Mientras millones de personas miraban
por televisión, Nik Wallenda cruzaba las Cataratas del Niágara sobre un cable
de 540 metros de largo y solo unos 13 centímetros de diámetro. Tomó todas las
precauciones posibles, pero además del drama y del peligro de la altura y las
aguas rugientes, una espesa niebla le dificultaba la visión, el viento le
complicaba el equilibrio y el rocío que levantaba la catarata le impedía
afirmar bien los pies. En medio de estos peligros (y quizá debido a ellos),
confesó que «oró mucho» a Dios y lo alabó.
Los israelitas también alabaron a Dios
en medio de un desafío peligroso: un grupo numeroso de guerreros se había
reunido para pelear contra ellos (2 Crónicas 20:2). Después de pedirle
humildemente ayuda al Señor, el rey Josafat designó a un coro para que marchara
delante del ejército israelita. Estos adoradores cantaban: «Glorificad al
Señor, porque su misericordia es para siempre» (v. 21). Cuando empezaron a
cantar, Dios hizo que las fuerzas enemigas se atacaran y destruyeran entre sí.

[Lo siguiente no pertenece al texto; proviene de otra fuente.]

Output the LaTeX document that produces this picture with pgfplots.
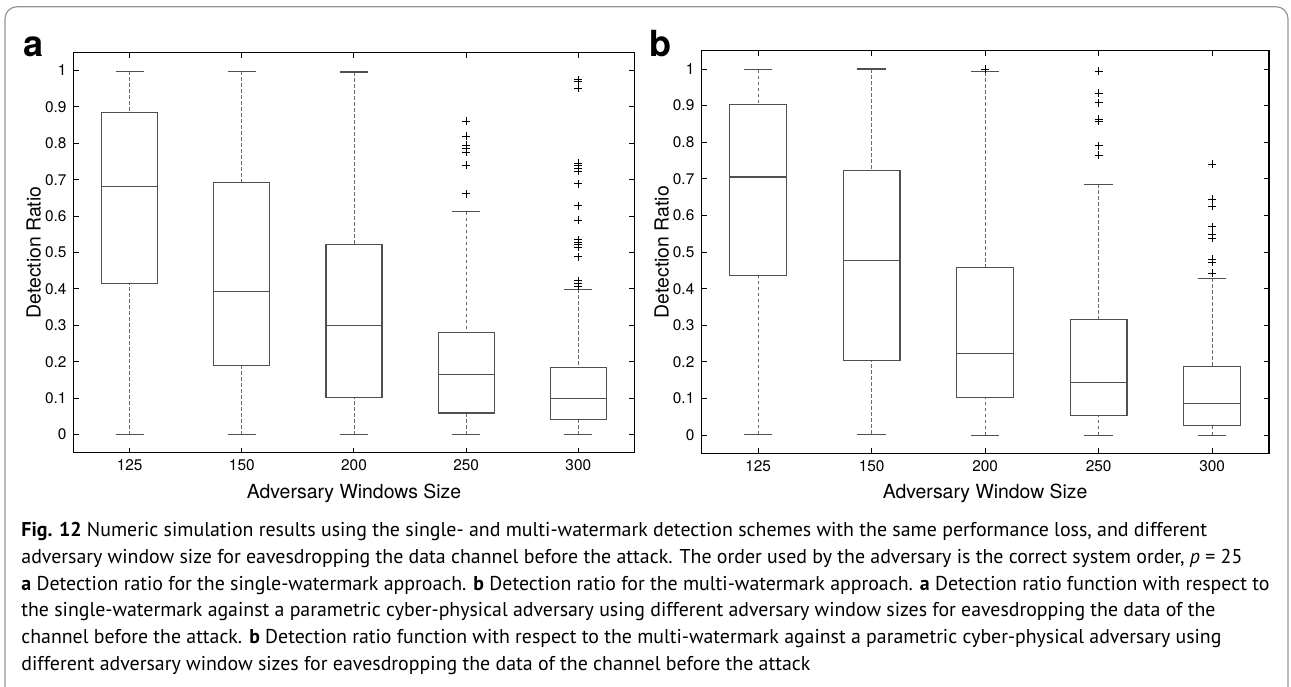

Alabar a Dios en medio de un desafío
tal vez signifique dejar de lado nuestros instintos naturales. Tendemos a
protegernos, preocuparnos y aplicar estrategias; sin embargo, la adoración
puede proteger nuestro corazón de los pensamientos inquietantes y la
dependencia propia. Nos recuerda la lección que aprendieron los israelitas: «…
no es [nuestra] la guerra, sino de Dios» (v. 15).